Thursday, January 15, 2009

Abschied vom "ORF-Sendernetz" - das Ende der vertikalen Integration des ORF?

Noch hält der ORF die Mehrheit an der ORS (Österreichische Rundfunksender GmbH & Co KG), die das frühere ORF-Sendernetz betreibt. Doch nicht nur diverse Ankündigungen (von Raiffeisen genauso wie vom ORF) lassen erwarten, dass sich das sehr bald ändern könnte. Zwar hat ORF-Generaldirektor Wrabetz noch vor einem Monat behauptet, dass ein Anteilsverkauf an der ORS "im Strategiekonzept im Frühjahr zu beantworten" sein werde und dies jedenfalls kurzfristig "nicht vorgesehen" sei, doch mit dem damals schon bekannten Engagement in Bulgarien scheint mir dies nur schwer vereinbar. Immerhin soll die ORS das komplette Netz an Rundfunksendern in Bulgarien übernehmen (siehe Pressemitteilungen hier oder hier).
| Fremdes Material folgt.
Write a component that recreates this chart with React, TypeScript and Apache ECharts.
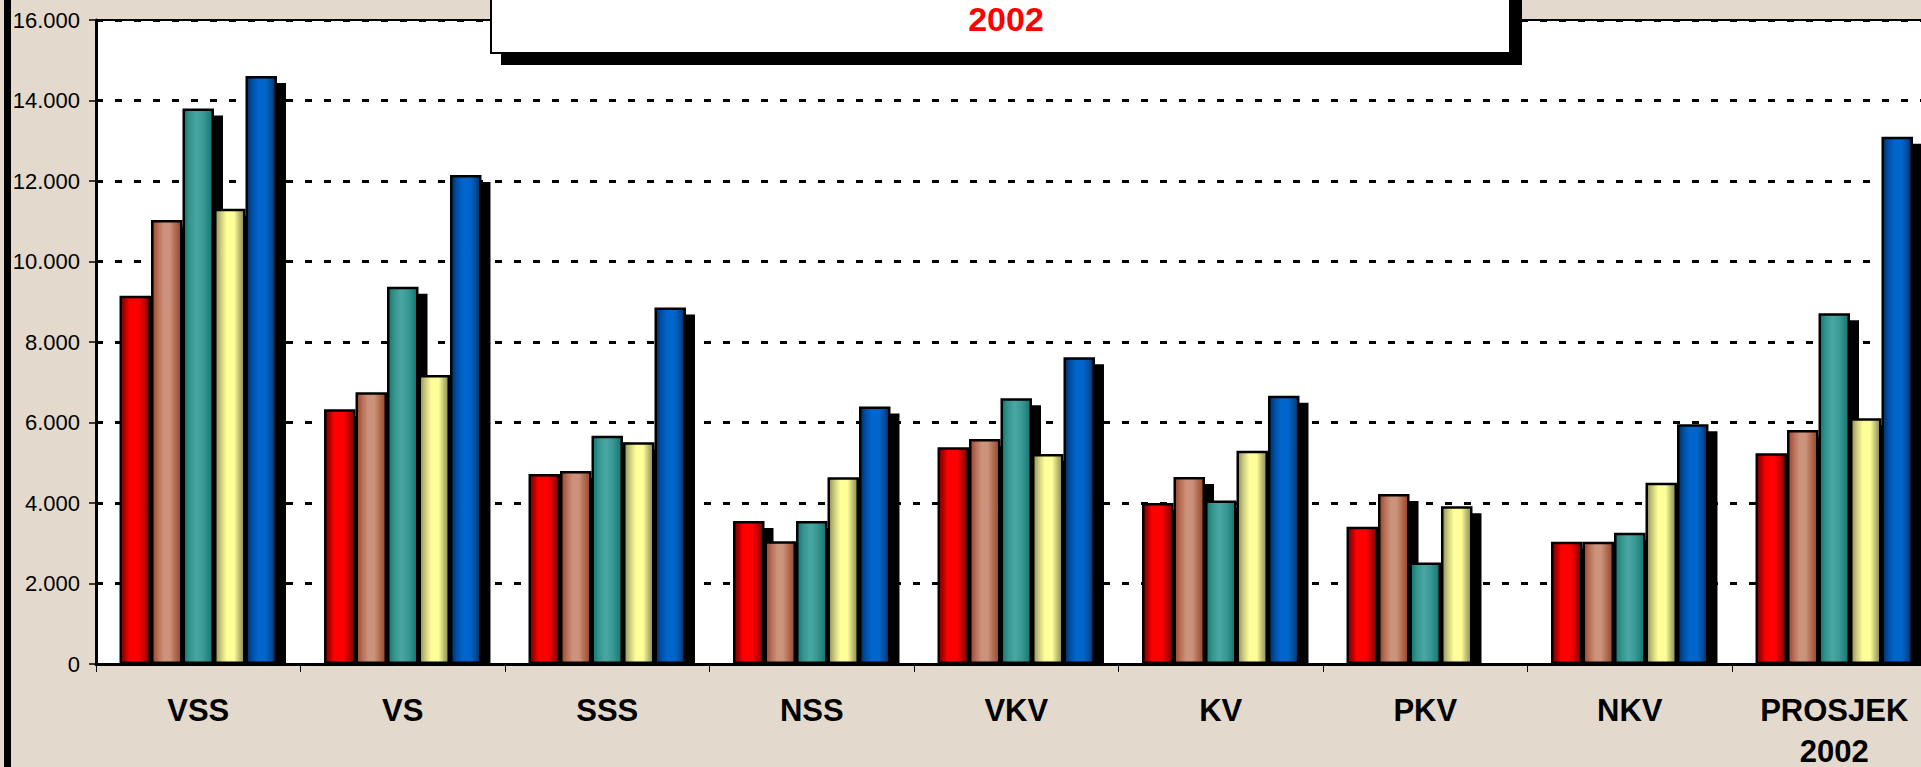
import React, { useEffect, useRef } from "react";
import * as echarts from "echarts";

const categories = ["VSS", "VS", "SSS", "NSS", "VKV", "KV", "PKV", "NKV", "PROSJEK\n2002"];
const seriesNames = ["Serija 1", "Serija 2", "Serija 3", "Serija 4", "Serija 5"];
const series1 = [9150, 6330, 4720, 3550, 5385, 4000, 3410, 3040, 5235];
const series2 = [11030, 6750, 4795, 3050, 5590, 4645, 4225, 3040, 5815];
const series3 = [13800, 9375, 5670, 3555, 6600, 4065, 2520, 3260, 8715];
const series4 = [11310, 7180, 5510, 4640, 5215, 5300, 3920, 4505, 6105];
const series5 = [14610, 12150, 8860, 6395, 7620, 6665, null, 5955, 13100];
const titleText = "2002";
const yMin = 0;
const yMax = 16000;
const yStep = 2000;

const FONT = "'Liberation Sans', Arial, Helvetica, sans-serif";
const BG = "#E3D9CC";

const grad = (stops: [number, string][]) =>
  new echarts.graphic.LinearGradient(
    0, 0, 1, 0,
    stops.map(([offset, color]) => ({ offset, color }))
  );

const fills = [
  grad([[0, "#7A0000"], [0.15, "#B00000"], [0.3, "#FF0000"], [0.62, "#FF0000"], [0.82, "#C00000"], [1, "#7A0000"]]),
  grad([[0, "#9A4526"], [0.2, "#B8705A"], [0.4, "#CC937B"], [0.6, "#CC937B"], [0.8, "#B06A50"], [1, "#9A4526"]]),
  grad([[0, "#15736E"], [0.22, "#35978F"], [0.45, "#4AA6A2"], [0.68, "#3A9995"], [1, "#127470"]]),
  grad([[0, "#8F8F55"], [0.2, "#CCCC80"], [0.4, "#FFFF99"], [0.65, "#FFFF99"], [0.85, "#B8B870"], [1, "#8A8A52"]]),
  grad([[0, "#002F60"], [0.2, "#0050A8"], [0.4, "#0066CC"], [0.65, "#0066CC"], [0.85, "#004C99"], [1, "#002D5C"]]),
];

const seriesData = [series1, series2, series3, series4, series5];

export default function App() {
  const ref = useRef<HTMLDivElement | null>(null);

  useEffect(() => {
    if (!ref.current) return;
    const chart = echarts.init(ref.current, undefined, { renderer: "svg" });
    const labelFont = { color: "#000", fontFamily: FONT, fontWeight: "bold", fontSize: 31 };
    chart.setOption({
      animation: false,
      backgroundColor: BG,
      grid: {
        left: 96,
        top: 20,
        width: 1840.5,
        height: 644,
        show: true,
        backgroundColor: "#FFFFFF",
        borderColor: "#000000",
        borderWidth: 2,
        containLabel: false,
        outerBoundsMode: "none",
      },
      xAxis: {
        type: "category",
        data: categories,
        z: 60,
        axisLine: { show: true, lineStyle: { color: "#000", width: 3 } },
        axisTick: { show: true, length: 8, lineStyle: { color: "#000", width: 1 } },
        axisLabel: {
          interval: 0,
          margin: 21.5,
          hideOverlap: false,
          formatter: (v: string) =>
            v
              .split("\n")
              .map((s, i) => (i === 0 ? `{a|${s}}` : `{b|${s}}`))
              .join("\n"),
          rich: {
            a: { ...labelFont, lineHeight: 50 },
            b: { ...labelFont, lineHeight: 31 },
          },
        },
        splitLine: { show: false },
      },
      yAxis: {
        type: "value",
        min: yMin,
        max: yMax,
        interval: yStep,
        z: 0,
        axisLine: { show: true, lineStyle: { color: "#000", width: 3 } },
        axisTick: { show: true, length: 7, lineStyle: { color: "#000", width: 1.5 } },
        axisLabel: {
          margin: 16,
          color: "#000",
          fontFamily: FONT,
          fontSize: 22,
          formatter: (v: number) => (v === 0 ? "0" : (v / 1000).toFixed(3)),
        },
        splitLine: {
          show: true,
          lineStyle: { color: "#000", width: 3, type: [7, 12] },
        },
      },
      series: seriesData.map((data, i) => ({
        name: seriesNames[i],
        type: "bar",
        data,
        barGap: "0%",
        barCategoryGap: "23%",
        z: 2,
        itemStyle: {
          color: fills[i],
          borderColor: "#000",
          borderWidth: 2.5,
          shadowColor: "#000",
          shadowBlur: 0,
          shadowOffsetX: 9,
          shadowOffsetY: 7,
        },
      })),
      graphic: [
        {
          type: "rect",
          z: 50,
          silent: true,
          shape: { x: 96, y: 665.5, width: 1900, height: 120 },
          style: { fill: BG },
        },
        {
          type: "rect",
          z: 100,
          silent: true,
          shape: { x: 4, y: 0, width: 7, height: 767 },
          style: { fill: "#000" },
        },
        {
          type: "rect",
          z: 100,
          silent: true,
          shape: { x: 491, y: -60, width: 1019, height: 113 },
          style: {
            fill: "#FFFFFF",
            stroke: "#000",
            lineWidth: 2,
            shadowColor: "#000",
            shadowBlur: 0,
            shadowOffsetX: 11,
            shadowOffsetY: 11,
          },
        },
        {
          type: "text",
          z: 101,
          silent: true,
          x: 1006,
          y: 19,
          style: {
            text: titleText,
            fill: "#FF0000",
            font: `bold 34px ${FONT}`,
            lineHeight: 32,
            align: "center",
            verticalAlign: "middle",
          },
        },
      ],
    });
    return () => chart.dispose();
  }, []);

  return (
    <div
      ref={ref}
      style={{ position: "fixed", left: 0, top: 0, width: 1921, height: 767 }}
    />
  );
}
Nach § 2 Abs 2 ORF-G ist der ORF "zur Gründung von Tochtergesellschaften und zur Beteiligung an anderen Unternehmen im In- und Ausland berechtigt, sofern diese den gleichen Unternehmensgegenstand haben oder der Unternehmensgegenstand gemäß Abs. 1 dies erfordert." Der Bundeskommunikationssenat hat sich mit dieser Frage aus einem anderen Anlass schon eingehend auseinandergesetzt und ist dabei zu folgendem Ergebnis gekommen:
"Die Grenze zwischen nach dem Unternehmensgegenstand gemäß § 2 Abs. 1 Z 2 letzter Fall ORF-G zulässigen über den öffentlichen Auftrag hinausgehenden Tätigkeiten und Tätigkeiten, die auch als über den öffentlichen Auftrag hinausgehende Tätigkeiten vom Unternehmensgegenstand gemäß dieser Bestimmung nicht mehr erfasst sind, liegt dort, wo der Betrieb bestimmter technischer Einrichtungen als solcher für die Veranstaltung von Rundfunk im Sinne des § 2 Abs. 1 Z 1 ORF-G nicht mehr notwendig ist. ... Die Grenze ist aber jedenfalls dort überschritten, wo bestimmte Technologien oder Netzwerke größeren Umfangs ausschließlich für die Zurverfügungstellung an Dritte errichtet und betrieben werden sollen." (Hervorhebung hinzugefügt)
Legt man diese Sichtweise des BKS zugrunde, so scheint der Betrieb eines Sendernetzes in Bulgarien wohl nicht mehr vom gesetzlich vorgesehenen Unternehmensgegenstand des ORF oder seiner Tochtergesellschaften gedeckt. Damit wäre aber - falls die veröffentlichten Pressemeldungen den Sachverhalt zutreffend schildern - auch die Beibehaltung einer Sperrminorität an der ORS (die hier noch erwartet wurde) für den ORF nicht mehr mit § 2 ORF-G, wie er vom BKS ausgelegt wird, vereinbar.

Der Stiftungsrat hat bei seiner Sitzung im vergangenen November der Expansion nach Bulgarien zugestimmt; dass ihm die rundfunkrechtlichen Implikationen im Hinblick auf den ORF-Unternehmensgegenstand dabei nicht bekannt waren, sollte auszuschließen sein. Somit ist wohl anzunehmen, dass der Verkauf der Mehrheit an der ORS auch vom Stiftungsrat schon zumindest implizit akzeptiert wurde und der ORF demnächst die Beteiligung an der ORS auf 25% oder weniger zurücknimmt (eine Beteiligung an Unternehmen mit anderem Unternehmensgegenstand ist dem ORF nämlich - zur Vermögensveranlagung!- nach § 2 Abs 2 ORF-G gestattet, sofern die Beteiligung an diesen Unternehmen 25% nicht übersteigt).